The book is basically bonkers, incidentally! Loveday Perowne is told, in front of all the other prefects, that she’s only been appointed Head Girl because she’s a few months older than the three other candidates. Well, that can’t have made either her or the other three feel very good, can it? There are some irritating inconsistencies with form names and with Michael Christy’s title. Jo writes to tell the staff that she’s had another boy, before she’s even given birth. Why?? Jack tells Hilda and Rosalie that the Maynards and the Russells will pay for them to go to Canada, as a Christmas present. What?? The prefects steal the mistresses’ underwear, to use in a game. Is it me, or is that a bit weird? And the “final, delightful shock” (per the blurb on the back cover) is Jo turning up at the Christmas play, which is a bit of an anti-climax!
But it’s a nice book. All the characters are likeable – “bad girl” Emerence is wayward and cheeky, but she’d never deliberately hurt another girl either physically or psychologically, unlike some of the bullies in other school stories – but none of them are prissy or preachy. There’s no one dominant character at this stage of the series, and that works well. Rosalie Dene, the school’s overworked secretary, actually gets a plotline, even if it is only going to the foot of our stairs … sorry, sitting at the foot of the stairs. And we get to see Madge Russell, which happens all too infrequently after the Tyrolean era.

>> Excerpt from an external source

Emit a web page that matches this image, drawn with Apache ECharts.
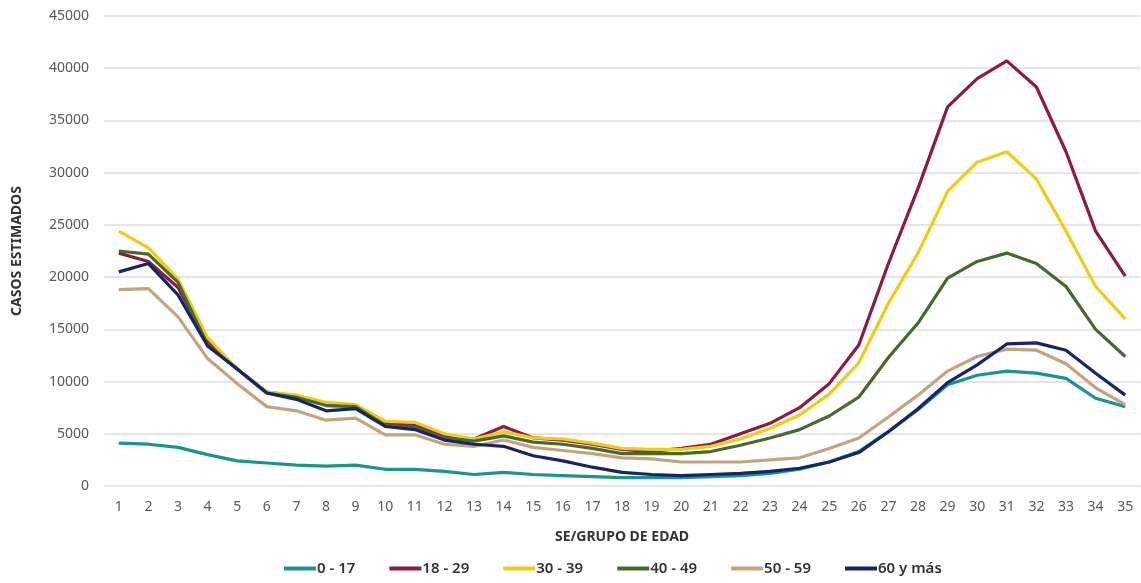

Also, the year group leading the school in this book do mark a turning point in the series, and Elfie’s storyline, showing that it’s no longer considered acceptable in CS land for a girl’s education to be viewed as unimportant, is part of that. In the year above them, many girls will just be “going home” after school. In this year, pretty much everyone will be going on to some sort of further education or training. This is probably the only school series which goes on long enough to show social and cultural shifts, and that’s one of the reasons it’s so special. And, who knows, if it had gone on long enough, maybe we’d have seen Con Maynard writing gay pirate romances. I do hope so!